* **Given exercise**: Exclude pictures. Extract exactly the lines from the one that contains "Reproduce this diagram with SVG." down to the one that contains "of a microcontroller</text>", both included.
------------------------------------------------------------
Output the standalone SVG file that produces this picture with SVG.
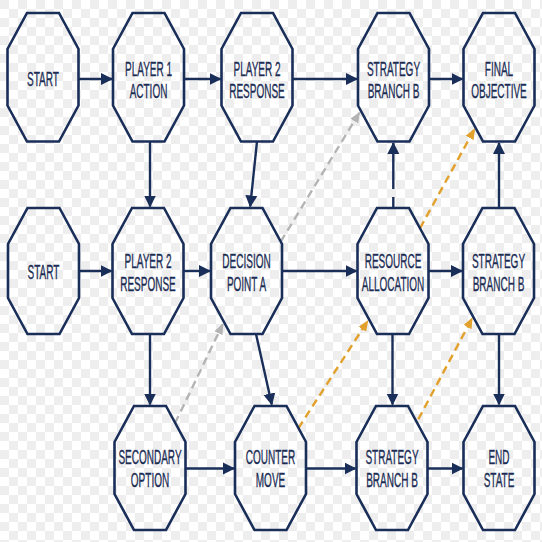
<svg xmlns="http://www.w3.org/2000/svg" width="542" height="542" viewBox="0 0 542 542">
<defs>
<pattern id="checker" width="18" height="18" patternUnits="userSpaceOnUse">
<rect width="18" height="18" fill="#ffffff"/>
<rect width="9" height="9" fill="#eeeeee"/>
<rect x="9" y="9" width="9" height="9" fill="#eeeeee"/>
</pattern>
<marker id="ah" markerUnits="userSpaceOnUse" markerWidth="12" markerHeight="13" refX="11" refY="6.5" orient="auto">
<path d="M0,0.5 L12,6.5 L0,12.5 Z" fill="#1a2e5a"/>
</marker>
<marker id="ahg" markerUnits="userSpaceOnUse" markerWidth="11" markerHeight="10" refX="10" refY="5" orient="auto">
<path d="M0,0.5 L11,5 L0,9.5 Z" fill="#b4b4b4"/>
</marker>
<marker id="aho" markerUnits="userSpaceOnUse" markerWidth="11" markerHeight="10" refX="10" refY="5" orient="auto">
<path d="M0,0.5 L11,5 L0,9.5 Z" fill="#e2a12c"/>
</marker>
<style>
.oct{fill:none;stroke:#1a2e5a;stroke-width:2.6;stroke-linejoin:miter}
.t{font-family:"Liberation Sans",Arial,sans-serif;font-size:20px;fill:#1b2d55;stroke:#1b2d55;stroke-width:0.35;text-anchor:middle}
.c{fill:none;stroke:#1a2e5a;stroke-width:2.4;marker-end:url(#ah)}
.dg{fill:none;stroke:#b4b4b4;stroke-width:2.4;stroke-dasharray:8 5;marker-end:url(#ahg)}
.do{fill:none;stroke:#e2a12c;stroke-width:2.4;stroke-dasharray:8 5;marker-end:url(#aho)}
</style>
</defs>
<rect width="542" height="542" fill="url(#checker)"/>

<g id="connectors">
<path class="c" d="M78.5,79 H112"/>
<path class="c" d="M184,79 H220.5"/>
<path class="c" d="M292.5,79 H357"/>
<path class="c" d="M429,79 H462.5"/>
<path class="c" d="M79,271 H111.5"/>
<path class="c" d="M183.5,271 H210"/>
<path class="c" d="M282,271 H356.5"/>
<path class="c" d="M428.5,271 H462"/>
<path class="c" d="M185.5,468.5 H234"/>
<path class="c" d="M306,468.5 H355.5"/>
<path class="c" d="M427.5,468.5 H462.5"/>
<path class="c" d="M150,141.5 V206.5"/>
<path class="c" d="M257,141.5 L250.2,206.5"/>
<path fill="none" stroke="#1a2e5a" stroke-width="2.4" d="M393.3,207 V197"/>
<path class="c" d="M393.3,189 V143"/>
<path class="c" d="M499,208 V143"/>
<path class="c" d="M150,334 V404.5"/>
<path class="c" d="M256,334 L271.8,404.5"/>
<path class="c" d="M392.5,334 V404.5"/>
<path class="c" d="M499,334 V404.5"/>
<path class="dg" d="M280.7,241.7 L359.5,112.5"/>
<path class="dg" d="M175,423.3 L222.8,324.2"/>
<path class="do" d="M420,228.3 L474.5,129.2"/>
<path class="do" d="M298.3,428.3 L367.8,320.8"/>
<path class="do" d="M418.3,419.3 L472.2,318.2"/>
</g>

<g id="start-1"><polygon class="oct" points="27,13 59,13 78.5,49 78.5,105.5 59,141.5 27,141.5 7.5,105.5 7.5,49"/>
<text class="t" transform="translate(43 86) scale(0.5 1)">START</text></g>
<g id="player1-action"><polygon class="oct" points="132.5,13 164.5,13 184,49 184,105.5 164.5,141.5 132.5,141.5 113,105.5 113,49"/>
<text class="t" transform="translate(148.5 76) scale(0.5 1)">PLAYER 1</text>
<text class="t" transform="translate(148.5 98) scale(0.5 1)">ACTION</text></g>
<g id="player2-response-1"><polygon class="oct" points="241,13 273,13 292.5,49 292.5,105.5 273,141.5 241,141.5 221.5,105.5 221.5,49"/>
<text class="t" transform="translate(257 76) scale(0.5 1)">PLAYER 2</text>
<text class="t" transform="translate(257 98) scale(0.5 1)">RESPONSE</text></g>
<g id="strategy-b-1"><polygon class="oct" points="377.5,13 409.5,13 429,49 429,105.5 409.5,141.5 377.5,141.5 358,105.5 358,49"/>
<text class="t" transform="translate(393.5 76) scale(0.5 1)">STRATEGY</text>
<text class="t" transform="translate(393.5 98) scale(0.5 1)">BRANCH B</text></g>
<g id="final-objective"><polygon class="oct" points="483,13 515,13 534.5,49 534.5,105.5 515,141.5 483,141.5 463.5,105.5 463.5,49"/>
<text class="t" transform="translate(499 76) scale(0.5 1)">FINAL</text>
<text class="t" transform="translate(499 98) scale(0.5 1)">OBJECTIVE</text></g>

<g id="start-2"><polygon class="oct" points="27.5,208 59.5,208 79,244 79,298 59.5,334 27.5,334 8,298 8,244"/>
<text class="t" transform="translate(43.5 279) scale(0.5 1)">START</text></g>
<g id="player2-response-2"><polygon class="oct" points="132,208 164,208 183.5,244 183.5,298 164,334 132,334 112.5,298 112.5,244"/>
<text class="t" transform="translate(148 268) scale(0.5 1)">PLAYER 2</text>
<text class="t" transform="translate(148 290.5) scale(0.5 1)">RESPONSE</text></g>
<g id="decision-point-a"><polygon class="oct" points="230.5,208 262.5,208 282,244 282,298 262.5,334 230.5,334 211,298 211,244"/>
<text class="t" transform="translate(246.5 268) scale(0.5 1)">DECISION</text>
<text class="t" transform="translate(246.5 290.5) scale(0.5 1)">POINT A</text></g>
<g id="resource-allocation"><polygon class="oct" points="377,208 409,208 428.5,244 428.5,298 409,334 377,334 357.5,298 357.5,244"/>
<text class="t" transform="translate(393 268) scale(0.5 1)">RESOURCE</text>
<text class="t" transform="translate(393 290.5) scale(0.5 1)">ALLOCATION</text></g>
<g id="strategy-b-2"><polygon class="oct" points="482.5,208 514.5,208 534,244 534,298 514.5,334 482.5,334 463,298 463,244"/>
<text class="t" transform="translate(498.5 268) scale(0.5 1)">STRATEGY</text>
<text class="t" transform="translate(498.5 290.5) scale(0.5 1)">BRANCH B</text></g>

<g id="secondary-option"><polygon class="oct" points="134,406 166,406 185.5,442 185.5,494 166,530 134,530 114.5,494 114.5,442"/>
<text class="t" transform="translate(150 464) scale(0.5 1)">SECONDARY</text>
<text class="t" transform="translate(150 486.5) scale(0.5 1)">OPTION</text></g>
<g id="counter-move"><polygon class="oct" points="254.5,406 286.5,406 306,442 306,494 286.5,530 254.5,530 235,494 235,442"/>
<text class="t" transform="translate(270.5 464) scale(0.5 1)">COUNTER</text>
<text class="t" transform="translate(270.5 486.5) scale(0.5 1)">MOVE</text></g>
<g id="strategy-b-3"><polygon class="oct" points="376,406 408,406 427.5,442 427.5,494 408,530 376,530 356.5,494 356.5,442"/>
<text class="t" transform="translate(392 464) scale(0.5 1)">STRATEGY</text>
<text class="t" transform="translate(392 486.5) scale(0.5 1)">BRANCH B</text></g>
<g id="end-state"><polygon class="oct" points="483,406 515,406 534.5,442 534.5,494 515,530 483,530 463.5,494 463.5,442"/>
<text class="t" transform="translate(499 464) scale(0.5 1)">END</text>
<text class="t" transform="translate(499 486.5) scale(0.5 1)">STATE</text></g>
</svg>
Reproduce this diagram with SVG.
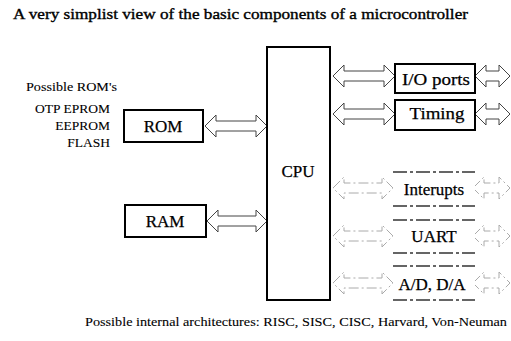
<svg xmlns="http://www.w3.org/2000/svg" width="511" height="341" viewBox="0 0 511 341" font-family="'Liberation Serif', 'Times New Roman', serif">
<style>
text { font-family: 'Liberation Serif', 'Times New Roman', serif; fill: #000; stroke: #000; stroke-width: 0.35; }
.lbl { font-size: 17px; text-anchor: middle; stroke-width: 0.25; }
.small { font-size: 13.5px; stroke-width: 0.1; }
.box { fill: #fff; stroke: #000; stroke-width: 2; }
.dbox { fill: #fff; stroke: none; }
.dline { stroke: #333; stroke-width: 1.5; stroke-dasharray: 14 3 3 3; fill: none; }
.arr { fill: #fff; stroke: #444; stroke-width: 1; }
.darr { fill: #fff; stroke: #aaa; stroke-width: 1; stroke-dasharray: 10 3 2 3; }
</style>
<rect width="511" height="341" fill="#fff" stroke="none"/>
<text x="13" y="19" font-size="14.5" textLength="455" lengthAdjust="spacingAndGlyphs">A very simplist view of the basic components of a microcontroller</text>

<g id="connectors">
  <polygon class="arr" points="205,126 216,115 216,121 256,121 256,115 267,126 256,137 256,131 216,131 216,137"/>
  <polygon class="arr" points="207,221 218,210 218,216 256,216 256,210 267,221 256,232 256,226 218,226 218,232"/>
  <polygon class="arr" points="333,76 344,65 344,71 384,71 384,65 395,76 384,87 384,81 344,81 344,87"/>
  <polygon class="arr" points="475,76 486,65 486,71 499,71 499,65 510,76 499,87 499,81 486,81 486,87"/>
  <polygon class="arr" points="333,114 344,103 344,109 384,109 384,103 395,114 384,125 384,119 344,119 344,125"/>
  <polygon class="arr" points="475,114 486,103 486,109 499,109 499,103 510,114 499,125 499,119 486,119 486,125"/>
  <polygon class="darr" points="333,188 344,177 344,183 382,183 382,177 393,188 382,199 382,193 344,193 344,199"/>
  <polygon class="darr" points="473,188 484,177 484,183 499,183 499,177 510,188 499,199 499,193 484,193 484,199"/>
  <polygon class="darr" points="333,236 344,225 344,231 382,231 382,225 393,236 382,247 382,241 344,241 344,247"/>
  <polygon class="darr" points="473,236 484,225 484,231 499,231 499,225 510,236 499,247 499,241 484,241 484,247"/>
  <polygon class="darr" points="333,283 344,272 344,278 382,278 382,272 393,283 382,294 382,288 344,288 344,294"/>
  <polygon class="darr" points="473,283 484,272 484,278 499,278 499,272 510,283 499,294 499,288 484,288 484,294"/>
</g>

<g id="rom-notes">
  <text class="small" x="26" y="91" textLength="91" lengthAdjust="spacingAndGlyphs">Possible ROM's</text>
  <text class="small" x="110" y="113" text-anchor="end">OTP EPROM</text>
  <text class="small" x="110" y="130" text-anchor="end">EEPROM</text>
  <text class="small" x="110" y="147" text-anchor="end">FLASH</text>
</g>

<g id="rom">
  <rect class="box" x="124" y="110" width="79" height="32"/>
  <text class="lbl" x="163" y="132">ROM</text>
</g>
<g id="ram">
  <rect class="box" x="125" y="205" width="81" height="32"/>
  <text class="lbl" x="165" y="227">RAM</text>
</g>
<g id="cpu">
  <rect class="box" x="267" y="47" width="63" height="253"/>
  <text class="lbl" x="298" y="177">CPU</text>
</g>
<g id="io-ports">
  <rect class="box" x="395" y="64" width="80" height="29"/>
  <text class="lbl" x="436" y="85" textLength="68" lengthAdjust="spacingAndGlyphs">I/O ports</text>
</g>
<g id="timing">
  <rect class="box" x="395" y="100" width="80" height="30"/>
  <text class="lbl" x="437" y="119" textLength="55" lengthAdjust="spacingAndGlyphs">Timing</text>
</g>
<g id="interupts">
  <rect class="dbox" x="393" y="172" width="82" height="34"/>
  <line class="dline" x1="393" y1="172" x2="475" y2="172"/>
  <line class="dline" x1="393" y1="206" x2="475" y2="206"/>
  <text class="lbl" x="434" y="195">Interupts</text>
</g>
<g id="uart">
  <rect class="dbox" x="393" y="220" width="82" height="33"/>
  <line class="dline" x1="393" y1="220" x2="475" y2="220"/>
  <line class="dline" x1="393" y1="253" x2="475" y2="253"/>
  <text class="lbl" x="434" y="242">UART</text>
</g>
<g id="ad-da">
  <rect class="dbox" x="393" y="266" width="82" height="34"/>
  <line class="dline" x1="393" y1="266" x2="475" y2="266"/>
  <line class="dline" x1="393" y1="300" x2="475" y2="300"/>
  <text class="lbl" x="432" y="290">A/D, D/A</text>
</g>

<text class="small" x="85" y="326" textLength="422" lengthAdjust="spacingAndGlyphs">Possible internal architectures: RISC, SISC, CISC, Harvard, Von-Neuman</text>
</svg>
------------------------------------------------------------
* **Reply to the exercise**:
Reproduce this diagram with SVG.
<svg xmlns="http://www.w3.org/2000/svg" width="511" height="341" viewBox="0 0 511 341" font-family="'Liberation Serif', 'Times New Roman', serif">
<style>
text { font-family: 'Liberation Serif', 'Times New Roman', serif; fill: #000; stroke: #000; stroke-width: 0.35; }
.lbl { font-size: 17px; text-anchor: middle; stroke-width: 0.25; }
.small { font-size: 13.5px; stroke-width: 0.1; }
.box { fill: #fff; stroke: #000; stroke-width: 2; }
.dbox { fill: #fff; stroke: none; }
.dline { stroke: #333; stroke-width: 1.5; stroke-dasharray: 14 3 3 3; fill: none; }
.arr { fill: #fff; stroke: #444; stroke-width: 1; }
.darr { fill: #fff; stroke: #aaa; stroke-width: 1; stroke-dasharray: 10 3 2 3; }
</style>
<rect width="511" height="341" fill="#fff" stroke="none"/>
<text x="13" y="19" font-size="14.5" textLength="455" lengthAdjust="spacingAndGlyphs">A very simplist view of the basic components of a microcontroller</text>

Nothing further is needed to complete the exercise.